After more than a year and a half of development, Mozilla has reached the home stretch in its plan to release a version of Firefox that's compatible with both personalities of Windows 8: the plugin-free, touch-friendly Metro side and the traditional desktop.
Written by Ed Bott, Senior Contributing Editor

If you’re waiting for a touch-friendly alternative to Internet Explorer on Windows 8, you’ve now got some milestones to look forward to.

In the minutes of a Firefox planning meeting last week, Mozilla committed to merging the Metro style interface into its Aurora (pre-beta) channel on September 16, with a Windows Aurora Firefox build publicized as the Metro Preview Release. The beta version is due on October 28, and the final version of Metro Firefox is scheduled to ship with Firefox 26 on December 10.

If it seems like this effort has taken a long time, you’re right.

When Mozilla announced that it had begun development of a Metro-style version of Firefox, it was March 2012. Windows 8 was still in a preview release, eight months away from its formal introduction. Metro was still the official name of the Windows 8 design style.

And back at the start of the project, nearly 18 months ago, Mozilla HQ seemed intent on tamping down expectations. Mozilla’s Brian R. Bondy introduced the development effort, called it “a very large project.” Project Manager Asa Dotzler made it clear that running code was still far in the future: “I do not anticipate that we will get beyond a late stage Beta” before the end of 2012, he predicted.

That prediction was on the money. After showing off a Metro style Firefox prototype in April 2012, it was another 10 months before the Metro code made it into the Nightly channel. At the time, I praised the browser’s coders for embracing the Windows 8 interface, complete with app bar and a tabbed browsing interface that are hidden until you reveal them with a swipe motion. That’s in stark contrast to Google, which has added a Windows 8 mode to current versions of Chrome but simply replicated the desktop user interface.

Mozilla's developers have already done an impressive job of supporting touch on their desktop browser, work that has to be replicated in the Metro version. For the final release, Mozilla’s developers are also building an all new Firefox app bar, which keeps the tab bar at the top but moves the address field, reload button, bookmark star button, and other common controls to the app bar on the bottom.

When the new Firefox is released, it will be the last of the three major Windows browsers to support the unique split-personality mode that’s permitted only for browsers. Internet Explorer 10 was the first example of this unique hybrid Windows 8 app that offers two views of the same browser engine: an immersive, plugin-free app (Metro style) and a traditional desktop program that supports Flash and other third-party plugins.

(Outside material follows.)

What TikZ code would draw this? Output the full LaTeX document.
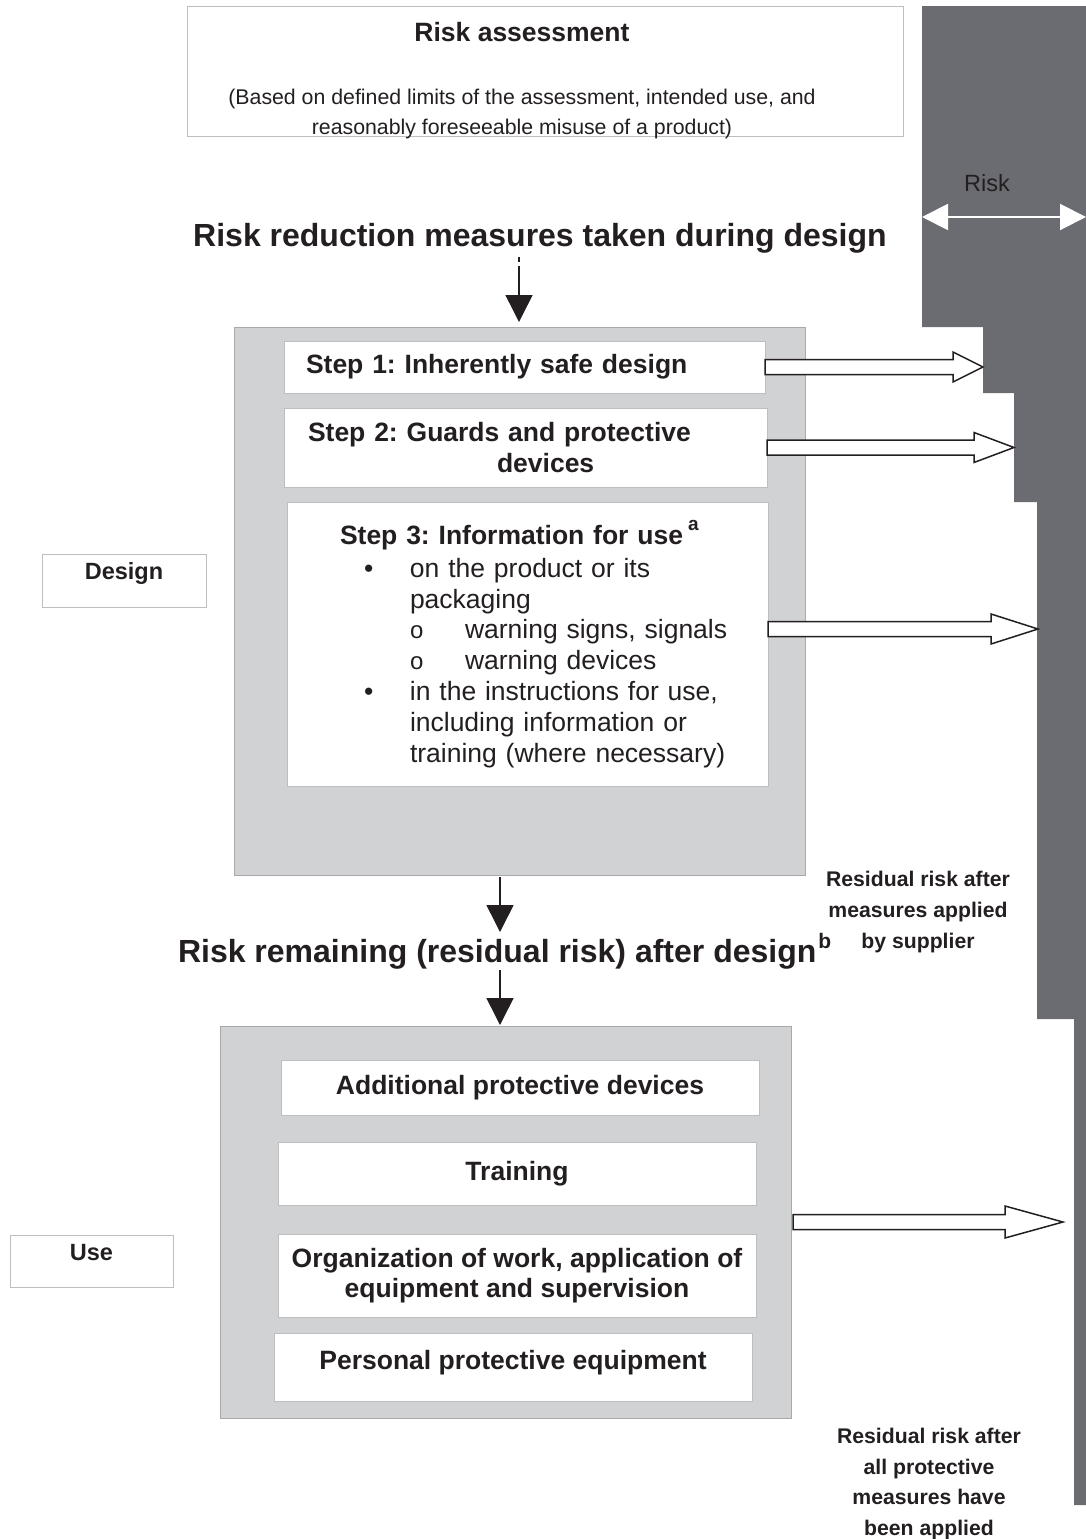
\documentclass[tikz,border=0pt]{standalone}
\usepackage{fontspec}
\setmainfont{Liberation Sans}
\usetikzlibrary{arrows.meta,calc}
\frenchspacing
\definecolor{riskgray}{HTML}{6B6C71}
\definecolor{panelgray}{HTML}{D1D2D4}
\definecolor{panelline}{HTML}{A7A9AC}
\definecolor{boxline}{HTML}{BCBEC0}
\definecolor{ink}{HTML}{231F20}
\newcommand{\hollowarrow}[5]{% start, tip, head length, shaft half, head half
  \draw[blockarr] let \p1=(#1), \p2=(#2) in
    (\x1,{\y1+#4}) -- ({\x2-#3},{\y1+#4}) -- ({\x2-#3},{\y1+#5}) -- (\x2,\y1)
    -- ({\x2-#3},{\y1-#5}) -- ({\x2-#3},{\y1-#4}) -- (\x1,{\y1-#4}) -- cycle;}
\begin{document}
\frenchspacing
\begin{tikzpicture}[x=1pt,y=-1pt,
  every node/.style={text=ink, inner sep=0pt, outer sep=0pt},
  panel/.style={draw=panelline, fill=panelgray, line width=0.8pt, anchor=north west},
  whitebox/.style={draw=boxline, fill=white, line width=0.8pt, anchor=north west},
  boxtext/.style={font=\fontsize{26.5}{30.5}\selectfont\bfseries},
  bodytext/.style={font=\fontsize{26.5}{30.8}\selectfont},
  labeltext/.style={font=\fontsize{23.5}{28}\selectfont\bfseries},
  headtext/.style={font=\fontsize{32}{36}\selectfont\bfseries},
  sidetext/.style={font=\fontsize{21.2}{30.6}\selectfont\bfseries, align=center},
  downarr/.style={draw=ink, line width=1.5pt, -{Triangle[length=27pt,width=27pt]}},
  blockarr/.style={draw=ink, fill=white, line width=1.5pt, line join=miter},
  riskarr/.style={draw=white, line width=2pt, {Triangle[length=26pt,width=26pt]}-{Triangle[length=26pt,width=26pt]}}
]
\useasboundingbox (0,0) rectangle (1086,1539);

% risk staircase
\fill[riskgray] (922,6) -- (1086,6) -- (1086,1505) -- (1074,1505) -- (1074,1019)
  -- (1037,1019) -- (1037,502) -- (1014,502) -- (1014,393) -- (983,393)
  -- (983,327) -- (922,327) -- cycle;
\node[font=\fontsize{23.5}{28}\selectfont, anchor=base, text=ink] (risklabel) at (987,191) {Risk};
\coordinate (rl) at (922,217);
\coordinate (rr) at (1086,217);
\draw[riskarr] (rl) -- (rr);

% risk assessment
\node[whitebox, minimum width=716pt, minimum height=130pt] (ra) at (187,6) {};
\node[font=\fontsize{26.5}{30}\selectfont\bfseries, anchor=base] (ratitle) at (522,41) {Risk assessment};
\node[font=\fontsize{21.3}{30}\selectfont, anchor=base] (rasub1) at (522,104) {(Based on defined limits of the assessment, intended use, and};
\node[font=\fontsize{21.3}{30}\selectfont, anchor=base] (rasub2) at (522,134) {reasonably foreseeable misuse of a product)};

% heading 1
\node[headtext, anchor=base] (head1) at (540,246) {Risk reduction measures taken during design};

% design panel
\node[panel, minimum width=571pt, minimum height=548pt] (design) at (234,327) {};
\node[whitebox, boxtext, minimum width=481pt, minimum height=52pt, text width=437pt, inner xsep=22pt, align=left] (step1) at (284,341) {Step 1: Inherently safe design};
\node[whitebox, boxtext, minimum width=483pt, minimum height=79pt, text width=435pt, inner xsep=24pt, align=left] (step2) at (284,408) {Step 2: Guards and protective\\\hspace*{189pt}devices};
\node[whitebox, bodytext, minimum width=481pt, minimum height=284pt, text width=481pt, align=left] (step3) at (287,502) {%
\hspace*{53pt}\textbf{Step 3: Information for use}\hspace{5pt}\raisebox{14pt}{\fontsize{19}{19}\selectfont\bfseries a}\\[2pt]
\hspace*{77pt}\makebox[46pt][l]{\textbullet}on the product or its\\
\hspace*{123pt}packaging\\
\hspace*{123pt}\makebox[55pt][l]{\fontsize{24}{24}\selectfont o}warning signs, signals\\
\hspace*{123pt}\makebox[55pt][l]{\fontsize{24}{24}\selectfont o}warning devices\\
\hspace*{77pt}\makebox[46pt][l]{\textbullet}in the instructions for use,\\
\hspace*{123pt}including information or\\
\hspace*{123pt}training (where necessary)};

\node[whitebox, labeltext, minimum width=164pt, minimum height=53pt, text height=17pt, text depth=19pt] (designlabel) at (42,554) {Design};

% top arrow
\draw[ink, line width=1.5pt] (519,257) -- (519,262);
\coordinate (d1s) at (519,266);
\draw[downarr, shorten >=5pt] (d1s) -- (design.north -| d1s);

% hollow arrows from steps
\coordinate (t1) at (983,366);
\coordinate (t2) at (1014,447);
\coordinate (t3) at (1038,629);
\coordinate (a3s) at (step3.east |- t3);
\hollowarrow{step1.east}{t1}{30pt}{7.5pt}{15pt}
\hollowarrow{step2.east}{t2}{40pt}{7.5pt}{15pt}
\hollowarrow{a3s}{t3}{47pt}{7.5pt}{15pt}

% remaining heading
\coordinate (d2s) at (500,877);
\coordinate (d2e) at (500,932);
\draw[downarr] (d2s) -- (d2e);
\node[headtext, anchor=base west] (head2) at (178,962) {Risk remaining (residual risk) after design\hspace{2pt}\raisebox{14pt}{\fontsize{21}{21}\selectfont b}};
\coordinate (d3s) at (500,970);

% side text
\node[sidetext] (resid1) at (918,912) {Residual risk after\\measures applied\\by supplier};

% use panel
\node[panel, minimum width=571pt, minimum height=392pt] (usepanel) at (220,1026) {};
\draw[downarr, shorten >=1pt] (d3s) -- (usepanel.north -| d3s);
\node[whitebox, boxtext, minimum width=478pt, minimum height=55pt] (addl) at (281,1060) {Additional protective devices};
\node[whitebox, boxtext, minimum width=478pt, minimum height=63pt] (train) at (278,1142) {Training};
\node[whitebox, boxtext, minimum width=478pt, minimum height=83pt, align=center] (org) at (278,1234) {Organization of work, application of\\equipment and supervision};
\node[whitebox, boxtext, minimum width=478pt, minimum height=68pt, text height=19.3pt, text depth=14.3pt] (ppe) at (274,1333) {Personal protective equipment};

\node[whitebox, labeltext, minimum width=163pt, minimum height=52pt, text height=17pt, text depth=18.2pt] (uselabel) at (10,1235) {Use};

\coordinate (a4s) at ($(usepanel.east)+(2,0)$);
\coordinate (t4) at (1063,1221);
\hollowarrow{a4s}{t4}{58pt}{7.5pt}{16pt}

\node[sidetext] (resid2) at (929,1484) {Residual risk after\\all protective\\measures have\\been applied};
\end{tikzpicture}
\end{document}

Around the time of the launch of the Windows 8 Consumer Preview, Microsoft published a white paper, “Developing a Metro style enabled desktop browser,” with formal guidelines for developers and this definition. Around the release of Windows 8, Microsoft updated that document to remove the banned "Metro" term. The current release of the developer guidelines includes guidance for the Windows 8.1 Preview and is titled "Developing a new experience enabled Desktop Browser."